DATA SEGMENT ::
— START —

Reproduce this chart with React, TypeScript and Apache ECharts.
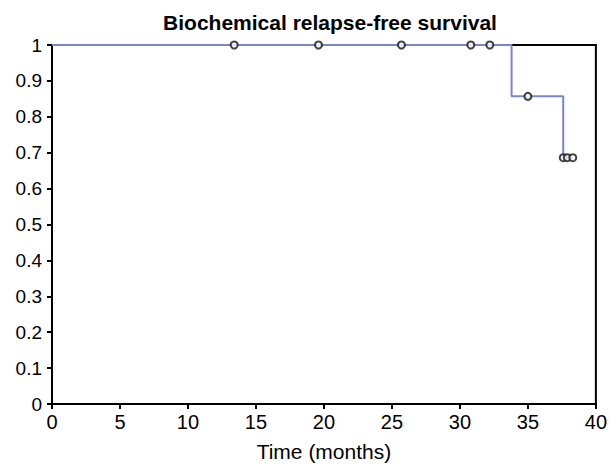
import React, { useEffect, useRef } from "react";
import * as echarts from "echarts";

const curveTimes = [0, 33.8, 33.8, 37.6, 37.6, 38.3];
const curveSurvival = [1, 1, 0.857, 0.857, 0.686, 0.686];
const censorTimes = [13.4, 19.6, 25.7, 30.8, 32.2, 35.0, 37.6, 37.9, 38.3];
const censorSurvival = [1, 1, 1, 1, 1, 0.857, 0.686, 0.686, 0.686];

export default function App() {
  const ref = useRef<HTMLDivElement>(null);
  useEffect(() => {
    if (!ref.current) return;
    const chart = echarts.init(ref.current, null, { renderer: "svg" });
    const font = "'Liberation Sans', Arial, sans-serif";
    chart.setOption({
      animation: false,
      title: {
        text: "Biochemical relapse-free survival",
        left: 325,
        textAlign: "center",
        top: 7,
        textStyle: { fontFamily: font, fontSize: 21, fontWeight: "bold", color: "#000" },
      },
      grid: {
        left: 52,
        right: 12,
        top: 45,
        bottom: 61,
        show: true,
        borderColor: "#000",
        borderWidth: 2,
        backgroundColor: "transparent",
      },
      xAxis: {
        type: "value",
        min: 0,
        max: 40,
        interval: 5,
        name: "Time (months)",
        nameLocation: "middle",
        nameGap: 37,
        nameTextStyle: { fontFamily: font, fontSize: 21, color: "#000" },
        axisLine: { show: true, lineStyle: { color: "#000", width: 2 } },
        axisTick: { show: true, length: 5, lineStyle: { color: "#000", width: 2 } },
        axisLabel: { fontFamily: font, fontSize: 20, color: "#000", margin: 8 },
        splitLine: { show: false },
      },
      yAxis: {
        type: "value",
        min: 0,
        max: 1,
        interval: 0.1,
        axisLine: { show: true, lineStyle: { color: "#000", width: 2 } },
        axisTick: { show: true, length: 5, lineStyle: { color: "#000", width: 2 } },
        axisLabel: {
          fontFamily: font,
          fontSize: 19,
          color: "#000",
          margin: 10,
          formatter: (v: number) => String(Math.round(v * 10) / 10),
        },
        splitLine: { show: false },
      },
      series: [
        {
          type: "line",
          data: curveTimes.map((t, i) => [t, curveSurvival[i]]),
          showSymbol: false,
          symbol: "none",
          lineStyle: { color: "#7b86c8", width: 2 },
          z: 3,
        },
        {
          type: "scatter",
          data: censorTimes.map((t, i) => [t, censorSurvival[i]]),
          symbol: "circle",
          symbolSize: 7,
          itemStyle: { color: "#fff", borderColor: "#111", borderWidth: 2 },
          z: 4,
        },
      ],
    });
    return () => chart.dispose();
  }, []);
  return <div ref={ref} style={{ width: 610, height: 467, position: "absolute", left: 0, top: 0 }} />;
}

— END —

WHAT THE EXERCISE ASKS :: Return only the lines running from the top of the data to the line that holds "0.686, 0.686, 0.686];". Include both of those lines, but skip the pictures.

SOLUTION TO THIS TASK ::
Reproduce this chart with React, TypeScript and Apache ECharts.
import React, { useEffect, useRef } from "react";
import * as echarts from "echarts";

const curveTimes = [0, 33.8, 33.8, 37.6, 37.6, 38.3];
const curveSurvival = [1, 1, 0.857, 0.857, 0.686, 0.686];
const censorTimes = [13.4, 19.6, 25.7, 30.8, 32.2, 35.0, 37.6, 37.9, 38.3];
const censorSurvival = [1, 1, 1, 1, 1, 0.857, 0.686, 0.686, 0.686];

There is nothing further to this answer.